Tuesday, August 23, 2005

Iran much closer to a bomb than US believes

Daily Times - A nuclear expert warned on Tuesday that Iran could build a nuclear bomb much earlier than a recent US estimate which said Iran was between six and 10 years away from success.

Gary Milhollin, director of the Wisconsin Project on Nuclear Arms Control, writes in the New York Times that “Americans should resist the latest intelligence-agency lullaby. Given the dismal performance of our spies and analysts in recent years, why should we think they have suddenly wised up? Iran is determined to get the bomb - all the agencies agree on that - and dealing with that threat is not a job that can be left for the next administration.”
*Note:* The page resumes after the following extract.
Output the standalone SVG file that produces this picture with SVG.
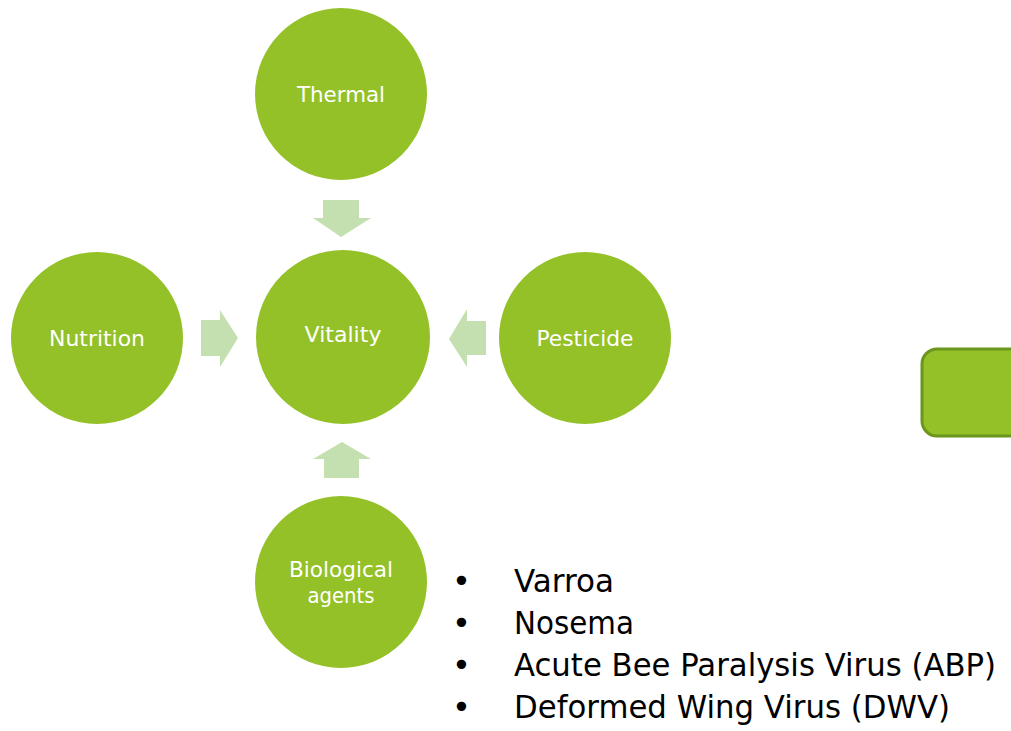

According to him, Americans should not be comforted by the 6-10 year time lag before Iran gets itself a nuclear weapon, but be alarmed. Iran, he points out, started an essential part of the process this month by resuming the conversion of about 37 tons of natural uranium into the gaseous form that can be fed into centrifuges that spinning the gas at high speed, enrich its potency, either to a low level for fueling a reactor, or to a high level for fueling a bomb. The 37 tons, which are expected be ready for enrichment in about a month, would be sufficient for six to nine weapons.

The American estimate, Milhollin argues, is based on the assumption that Iran’s centrifuges are of poor quality and that Iranian scientists may have trouble connecting them into a “cascade”, in which the uranium must flow from one machine to the next. This prediction, he adds, discounts an overwhelming amount of countervailing evidence.
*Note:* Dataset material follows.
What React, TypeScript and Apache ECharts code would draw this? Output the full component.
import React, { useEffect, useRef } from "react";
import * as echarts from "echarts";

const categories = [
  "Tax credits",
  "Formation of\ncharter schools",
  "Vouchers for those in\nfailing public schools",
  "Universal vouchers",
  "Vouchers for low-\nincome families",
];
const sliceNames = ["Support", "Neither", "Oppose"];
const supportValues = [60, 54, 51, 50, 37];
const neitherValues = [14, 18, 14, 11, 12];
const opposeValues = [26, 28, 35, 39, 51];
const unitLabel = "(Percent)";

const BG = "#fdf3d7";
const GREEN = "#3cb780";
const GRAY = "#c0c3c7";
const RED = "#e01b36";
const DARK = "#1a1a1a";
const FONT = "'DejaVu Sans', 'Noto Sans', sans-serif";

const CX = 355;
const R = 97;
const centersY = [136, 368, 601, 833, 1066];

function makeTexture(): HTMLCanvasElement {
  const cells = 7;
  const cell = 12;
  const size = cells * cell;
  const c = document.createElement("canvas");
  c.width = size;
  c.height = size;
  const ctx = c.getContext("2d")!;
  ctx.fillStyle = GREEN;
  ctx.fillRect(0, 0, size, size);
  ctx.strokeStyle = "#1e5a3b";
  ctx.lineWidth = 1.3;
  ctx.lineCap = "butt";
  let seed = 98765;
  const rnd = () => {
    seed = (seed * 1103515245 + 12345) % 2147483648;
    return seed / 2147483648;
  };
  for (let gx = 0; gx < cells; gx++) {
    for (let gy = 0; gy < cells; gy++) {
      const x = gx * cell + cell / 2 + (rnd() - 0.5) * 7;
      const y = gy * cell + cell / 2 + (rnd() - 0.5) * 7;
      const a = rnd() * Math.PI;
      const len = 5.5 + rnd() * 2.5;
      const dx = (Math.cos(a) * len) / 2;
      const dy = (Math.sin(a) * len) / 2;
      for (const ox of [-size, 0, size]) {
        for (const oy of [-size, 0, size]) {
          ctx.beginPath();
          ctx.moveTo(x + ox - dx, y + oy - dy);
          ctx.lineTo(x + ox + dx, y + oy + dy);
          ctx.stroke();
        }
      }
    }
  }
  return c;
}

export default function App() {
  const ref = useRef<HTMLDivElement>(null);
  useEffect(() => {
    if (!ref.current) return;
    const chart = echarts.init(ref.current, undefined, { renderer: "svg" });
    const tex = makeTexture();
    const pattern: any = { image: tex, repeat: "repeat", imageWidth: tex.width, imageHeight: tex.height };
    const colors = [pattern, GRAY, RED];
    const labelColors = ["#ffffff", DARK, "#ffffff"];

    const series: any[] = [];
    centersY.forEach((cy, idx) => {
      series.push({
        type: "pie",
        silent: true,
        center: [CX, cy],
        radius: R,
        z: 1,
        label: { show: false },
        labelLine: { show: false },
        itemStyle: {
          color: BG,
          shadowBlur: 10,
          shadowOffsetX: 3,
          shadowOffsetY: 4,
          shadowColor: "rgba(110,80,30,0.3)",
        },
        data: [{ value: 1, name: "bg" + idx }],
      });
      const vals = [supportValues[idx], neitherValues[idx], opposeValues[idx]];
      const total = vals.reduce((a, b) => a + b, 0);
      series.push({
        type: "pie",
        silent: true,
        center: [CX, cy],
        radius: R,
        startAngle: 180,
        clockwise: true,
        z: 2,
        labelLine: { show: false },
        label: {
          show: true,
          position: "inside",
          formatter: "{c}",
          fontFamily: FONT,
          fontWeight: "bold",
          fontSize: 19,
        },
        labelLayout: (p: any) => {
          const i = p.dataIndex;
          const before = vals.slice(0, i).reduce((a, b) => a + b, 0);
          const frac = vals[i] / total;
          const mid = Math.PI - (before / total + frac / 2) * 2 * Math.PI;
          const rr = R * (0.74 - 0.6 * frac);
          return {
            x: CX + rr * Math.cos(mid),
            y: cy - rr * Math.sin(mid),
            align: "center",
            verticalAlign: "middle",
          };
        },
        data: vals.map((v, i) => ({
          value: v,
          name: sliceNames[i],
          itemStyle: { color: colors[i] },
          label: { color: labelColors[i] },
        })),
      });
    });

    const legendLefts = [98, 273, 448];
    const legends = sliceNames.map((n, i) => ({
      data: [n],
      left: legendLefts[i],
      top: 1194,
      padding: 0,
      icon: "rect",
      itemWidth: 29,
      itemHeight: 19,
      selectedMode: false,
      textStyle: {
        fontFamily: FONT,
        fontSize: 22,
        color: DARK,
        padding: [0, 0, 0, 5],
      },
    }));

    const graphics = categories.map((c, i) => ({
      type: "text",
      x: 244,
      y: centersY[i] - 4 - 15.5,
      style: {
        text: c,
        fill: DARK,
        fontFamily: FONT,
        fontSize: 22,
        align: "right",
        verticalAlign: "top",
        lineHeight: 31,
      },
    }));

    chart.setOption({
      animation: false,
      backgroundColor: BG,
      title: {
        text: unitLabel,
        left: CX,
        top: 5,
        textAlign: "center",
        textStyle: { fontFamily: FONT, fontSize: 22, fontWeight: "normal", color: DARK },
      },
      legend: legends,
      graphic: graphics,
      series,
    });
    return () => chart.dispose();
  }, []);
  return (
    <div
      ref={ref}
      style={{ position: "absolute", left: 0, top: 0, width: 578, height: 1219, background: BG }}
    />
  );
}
An IAEA official told the nuclear expert that the Iranians can produce high-quality centrifuges. It is known that Iran has built a string of workshops as part of a plan to produce some 50,000 centrifuges, with an assumed production rate of many thousand per year. It also has thousands of components for the centrifuges on hand, some Iranian-made others believed to be imported from Pakistan.
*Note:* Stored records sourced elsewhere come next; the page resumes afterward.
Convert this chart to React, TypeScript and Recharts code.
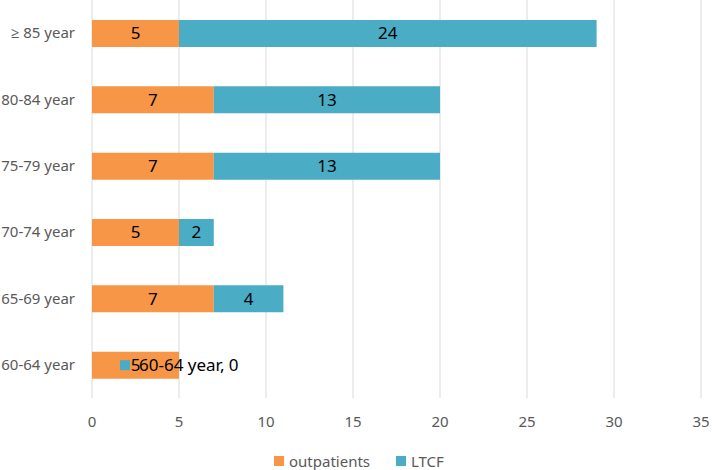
import { BarChart, Bar, XAxis, YAxis, CartesianGrid, Legend, LabelList } from "recharts";

// 年齢区分ごとの件数 (上から順)
const categories = ["≥ 85 year", "80-84 year", "75-79 year", "70-74 year", "65-69 year", "60-64 year"];
const outpatients = [5, 7, 7, 5, 7, 5];
const ltcf = [24, 13, 13, 2, 4, 0];
const xTicks = [0, 5, 10, 15, 20, 25, 30, 35];

const ORANGE = "#F79646";
const BLUE = "#4BACC6";
const FONT = "'Noto Sans', 'Open Sans', sans-serif";

const data = categories.map((c, i) => ({
  category: c,
  outpatients: outpatients[i],
  LTCF: ltcf[i],
}));

function centerText(cx: number, cy: number, value: any) {
  return (
    <text x={cx} y={cy} dy="0.35em" textAnchor="middle" fontSize={17} fill="#000" fontFamily={FONT}>
      {value}
    </text>
  );
}

/** outpatients ラベル。LTCF が 0 の行は Excel 風に凡例キー付き "カテゴリ, 値" も重ねる */
function outLabel(props: any) {
  const { x, y, width, height, value, index } = props;
  const cy = Number(y) + Number(height) / 2;
  const end = Number(x) + Number(width);
  const zero = ltcf[index] === 0;
  return (
    <g>
      {centerText(Number(x) + Number(width) / 2, cy, value)}
      {zero && (
        <>
          <rect x={end - 59} y={cy - 5} width={10} height={10} fill={BLUE} />
          <text x={end - 40} y={cy} dy="0.35em" fontSize={17} fill="#000" fontFamily={FONT}>
            {`${categories[index]}, ${ltcf[index]}`}
          </text>
        </>
      )}
    </g>
  );
}

function ltcfLabel(props: any) {
  const { x, y, width, height, value } = props;
  if (Number(value) === 0) return null;
  return centerText(Number(x) + Number(width) / 2, Number(y) + Number(height) / 2, value);
}

function LegendContent() {
  const items = [
    { name: "outpatients", color: ORANGE },
    { name: "LTCF", color: BLUE },
  ];
  return (
    <div style={{ display: "flex", gap: 26, paddingTop: 13, paddingLeft: 274, fontFamily: FONT, fontSize: 15, lineHeight: "16px", color: "#595959" }}>
      {items.map((it) => (
        <div key={it.name} style={{ display: "flex", alignItems: "center" }}>
          <span style={{ display: "inline-block", width: 10, height: 10, background: it.color, marginRight: 5 }} />
          <span>{it.name}</span>
        </div>
      ))}
    </div>
  );
}

export default function App() {
  return (
    <div style={{ position: "absolute", left: 0, top: 0, background: "#fff" }}>
      <BarChart
        width={712}
        height={470}
        data={data}
        layout="vertical"
        barSize={27}
        margin={{ top: 0, right: 11, bottom: 0, left: 0 }}
      >
        <CartesianGrid horizontal={false} stroke="#D9D9D9" />
        <XAxis
          type="number"
          domain={[0, 35]}
          ticks={xTicks}
          axisLine={false}
          tickLine={false}
          tickMargin={12}
          height={42}
          tick={{ fontSize: 15, fill: "#595959", fontFamily: FONT }}
        />
        <YAxis
          type="category"
          dataKey="category"
          width={92}
          axisLine={false}
          tickLine={false}
          tickSize={0}
          tickMargin={17}
          tick={{ fontSize: 15, fill: "#595959", fontFamily: FONT }}
        />
        <Legend verticalAlign="bottom" height={30} content={<LegendContent />} />
        <Bar dataKey="outpatients" stackId="a" fill={ORANGE} isAnimationActive={false}>
          <LabelList dataKey="outpatients" content={outLabel} />
        </Bar>
        <Bar dataKey="LTCF" stackId="a" fill={BLUE} isAnimationActive={false}>
          <LabelList dataKey="LTCF" content={ltcfLabel} />
        </Bar>
      </BarChart>
    </div>
  );
}
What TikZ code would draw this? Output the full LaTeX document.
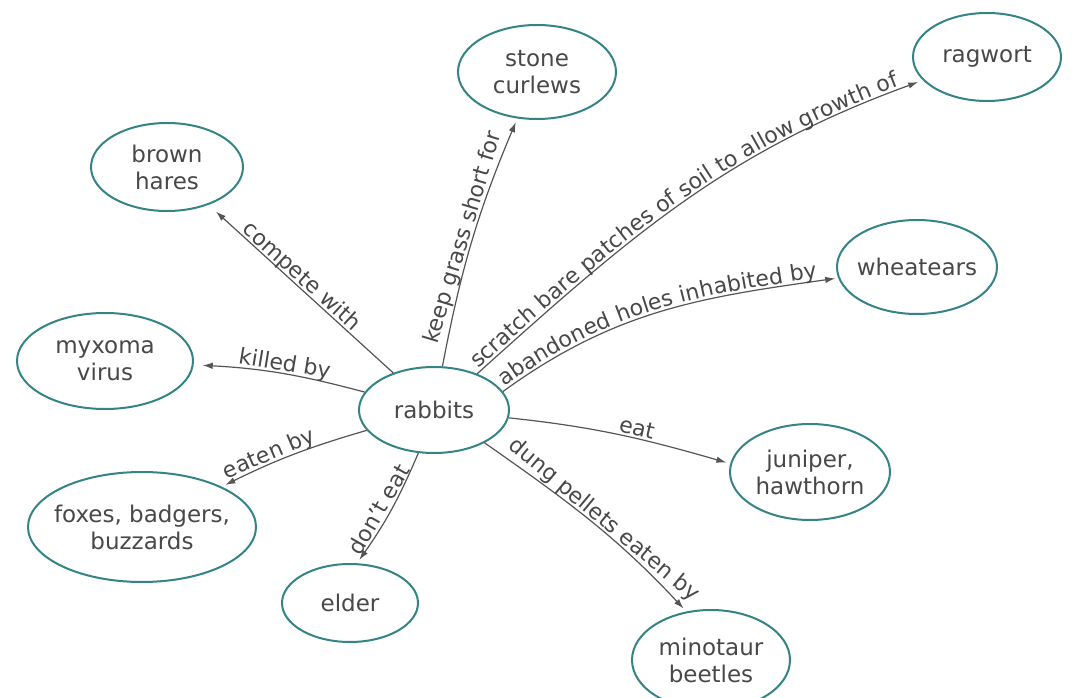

“It is unreasonable to assume that Iran could not, after deciding to begin a concerted effort, assemble a 2,000-machine cascade in a year. In 2002, Iranian scientists enriched a small amount of uranium in an experimental cascade at the Kalaye Electric Company, a secret operation in Tehran that the International Atomic Energy Agency didn’t discover until 2003,” Milhollin points out.

He believes that after a year’s operation of such a cascade, Iran would have one bomb’s worth of highly enriched uranium, and could have built and started running 2,000 more centrifuges. Continuing at this pace would yield three bombs’ worth of enriched material in three years, and about six bombs’ worth in four. A US scientist told the writer that he was “stunned” by the administration’s 6-10 year estimate before Iran has a weapon. IAEA inspectors have said that Iran has never explained how far it got in its efforts to build a more advanced model of centrifuge that could save much production time.

Iran got the blueprints for this machine around 1995 from Pakistan’ sources and imported hard-to-find components such as specialised magnets. “This raises the possibility that Iran may have centrifuges or laboratories we still don’t know about, a risk that seems quite high given that for almost two decades Iran managed to hide work on uranium enrichment that international inspectors found out about only after visiting the site at Natanz in 2003,” he adds.

Milhollin maintains that the Iranian “concealment” has continued. Last year, Iran razed a building at one suspected nuclear site and scraped away the underlying soil to prevent analysis Iran is also barring inspectors from following up their work at another site, the Parchin military complex near Tehran, which many suspect is being used for work on the non-nuclear parts of a nuclear weapon. “This latter activity - the making of bomb parts other than the uranium or plutonium metal that explodes - is easily hidden because it would most likely occur in parallel at laboratories not involved in creating the nuclear fuel. And it seems very possible that Iran received a complete bomb design, plus blueprints showing how to manufacture it, from Mr (AQ) Khan. In the 1990’s he sold both Iran and Libya packages of centrifuge technology; we know that in the case of Libya he threw in the bomb design for good measure. Why would he not have given the plans to his other good customer, Iran, as well?” asks the nuclear expert.